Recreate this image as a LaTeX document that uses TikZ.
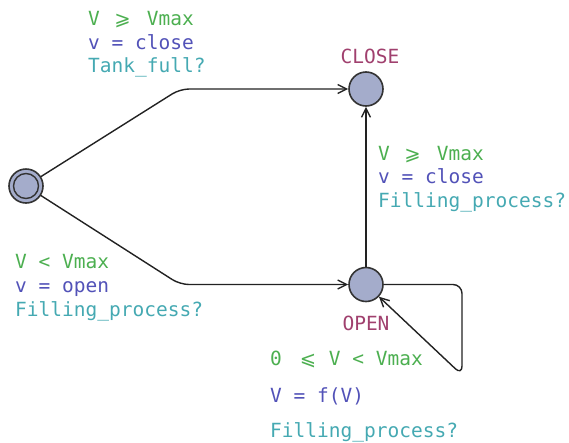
\documentclass[tikz,border=0pt]{standalone}
\usepackage{fontspec}
\usetikzlibrary{arrows.meta}
\newfontfamily\codefont{DejaVu Sans Mono}
\newfontfamily\symfont{DejaVu Sans}
\definecolor{guardc}{HTML}{4CAF50}
\definecolor{assignc}{HTML}{5252B8}
\definecolor{syncc}{HTML}{45A9B2}
\definecolor{namec}{HTML}{A0406E}
\definecolor{nodefill}{HTML}{A4ACCB}
\definecolor{nodeline}{HTML}{333333}
\definecolor{edgec}{HTML}{222222}
\newcommand{\geqsl}{\makebox[0pt]{\symfont ⩾}}
\newcommand{\leqsl}{\makebox[0pt]{\symfont ⩽}}
\begin{document}
\begin{tikzpicture}[x=1pt,y=-1pt,
  state/.style={circle, draw=nodeline, fill=nodefill, line width=1.6pt, minimum size=34pt, inner sep=0pt},
  edge/.style={draw=edgec, line width=1.4pt, rounded corners=9pt, -{Straight Barb[length=9pt,width=9pt]}},
  txt/.style={font=\codefont\fontsize{19.5}{23}\selectfont, inner sep=0pt, anchor=base west},
  locname/.style={font=\codefont\fontsize{19.5}{23}\selectfont, inner sep=0pt, anchor=base, text=namec}]
\useasboundingbox (0,0) rectangle (569,442);

% locations
\node[state] (init) at (26,186) {};
\node[circle, draw=nodeline, line width=1.4pt, minimum size=25pt, inner sep=0pt] (initin) at (init) {};
\node[state] (close) at (366,89) {};
\node[state] (open) at (366,284.5) {};
\node[locname] (closename) at (370,63) {CLOSE};
\node[locname] (openname) at (366,330) {OPEN};

% bend points
\coordinate (c1) at (180,89);
\coordinate (c2) at (180,284.5);
\coordinate (l1) at (462,284.5);
\coordinate (l2) at (462,375);

% transitions
\draw[edge] (init) -- (c1) -- (close);
\draw[edge] (init) -- (c2) -- (open);
\draw[edge] (open) -- (close);
\draw[edge] (open) -- (l1) -- (l2) -- (open);

% init -> CLOSE
\node[txt, text=guardc] (g1) at (88,25) {\rlap{V}\hspace{1.76em}\geqsl\hspace{1.25em}Vmax};
\node[txt, text=assignc] (a1) at (88,49) {v = close};
\node[txt, text=syncc] (s1) at (88,72) {Tank\_full?};

% OPEN -> CLOSE
\node[txt, text=guardc] (g2) at (378,160) {\rlap{V}\hspace{1.76em}\geqsl\hspace{1.25em}Vmax};
\node[txt, text=assignc] (a2) at (378,183) {v = close};
\node[txt, text=syncc] (s2) at (378,207) {Filling\_process?};

% init -> OPEN
\node[txt, text=guardc] (g3) at (15,268) {V < Vmax};
\node[txt, text=assignc] (a3) at (15,292) {v = open};
\node[txt, text=syncc] (s3) at (15,316) {Filling\_process?};

% OPEN self-loop
\node[txt, text=guardc] (g4) at (270,365) {\rlap{0}\hspace{1.94em}\leqsl\hspace{1.07em}V < Vmax};
\node[txt, text=assignc] (a4) at (270,402) {V = f(V)};
\node[txt, text=syncc] (s4) at (270,437) {Filling\_process?};
\end{tikzpicture}
\end{document}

┄┄┄┄┄┄┄┄┄┄┄┄┄┄┄┄┄┄┄┄

[What is required] In this exercise, set down all of the data exactly, without the pictures.

[Final result]
Recreate this image as a LaTeX document that uses TikZ.
\documentclass[tikz,border=0pt]{standalone}
\usepackage{fontspec}
\usetikzlibrary{arrows.meta}
\newfontfamily\codefont{DejaVu Sans Mono}
\newfontfamily\symfont{DejaVu Sans}
\definecolor{guardc}{HTML}{4CAF50}
\definecolor{assignc}{HTML}{5252B8}
\definecolor{syncc}{HTML}{45A9B2}
\definecolor{namec}{HTML}{A0406E}
\definecolor{nodefill}{HTML}{A4ACCB}
\definecolor{nodeline}{HTML}{333333}
\definecolor{edgec}{HTML}{222222}
\newcommand{\geqsl}{\makebox[0pt]{\symfont ⩾}}
\newcommand{\leqsl}{\makebox[0pt]{\symfont ⩽}}
\begin{document}
\begin{tikzpicture}[x=1pt,y=-1pt,
  state/.style={circle, draw=nodeline, fill=nodefill, line width=1.6pt, minimum size=34pt, inner sep=0pt},
  edge/.style={draw=edgec, line width=1.4pt, rounded corners=9pt, -{Straight Barb[length=9pt,width=9pt]}},
  txt/.style={font=\codefont\fontsize{19.5}{23}\selectfont, inner sep=0pt, anchor=base west},
  locname/.style={font=\codefont\fontsize{19.5}{23}\selectfont, inner sep=0pt, anchor=base, text=namec}]
\useasboundingbox (0,0) rectangle (569,442);

% locations
\node[state] (init) at (26,186) {};
\node[circle, draw=nodeline, line width=1.4pt, minimum size=25pt, inner sep=0pt] (initin) at (init) {};
\node[state] (close) at (366,89) {};
\node[state] (open) at (366,284.5) {};
\node[locname] (closename) at (370,63) {CLOSE};
\node[locname] (openname) at (366,330) {OPEN};

% bend points
\coordinate (c1) at (180,89);
\coordinate (c2) at (180,284.5);
\coordinate (l1) at (462,284.5);
\coordinate (l2) at (462,375);

% transitions
\draw[edge] (init) -- (c1) -- (close);
\draw[edge] (init) -- (c2) -- (open);
\draw[edge] (open) -- (close);
\draw[edge] (open) -- (l1) -- (l2) -- (open);

% init -> CLOSE
\node[txt, text=guardc] (g1) at (88,25) {\rlap{V}\hspace{1.76em}\geqsl\hspace{1.25em}Vmax};
\node[txt, text=assignc] (a1) at (88,49) {v = close};
\node[txt, text=syncc] (s1) at (88,72) {Tank\_full?};

% OPEN -> CLOSE
\node[txt, text=guardc] (g2) at (378,160) {\rlap{V}\hspace{1.76em}\geqsl\hspace{1.25em}Vmax};
\node[txt, text=assignc] (a2) at (378,183) {v = close};
\node[txt, text=syncc] (s2) at (378,207) {Filling\_process?};

% init -> OPEN
\node[txt, text=guardc] (g3) at (15,268) {V < Vmax};
\node[txt, text=assignc] (a3) at (15,292) {v = open};
\node[txt, text=syncc] (s3) at (15,316) {Filling\_process?};

% OPEN self-loop
\node[txt, text=guardc] (g4) at (270,365) {\rlap{0}\hspace{1.94em}\leqsl\hspace{1.07em}V < Vmax};
\node[txt, text=assignc] (a4) at (270,402) {V = f(V)};
\node[txt, text=syncc] (s4) at (270,437) {Filling\_process?};
\end{tikzpicture}
\end{document}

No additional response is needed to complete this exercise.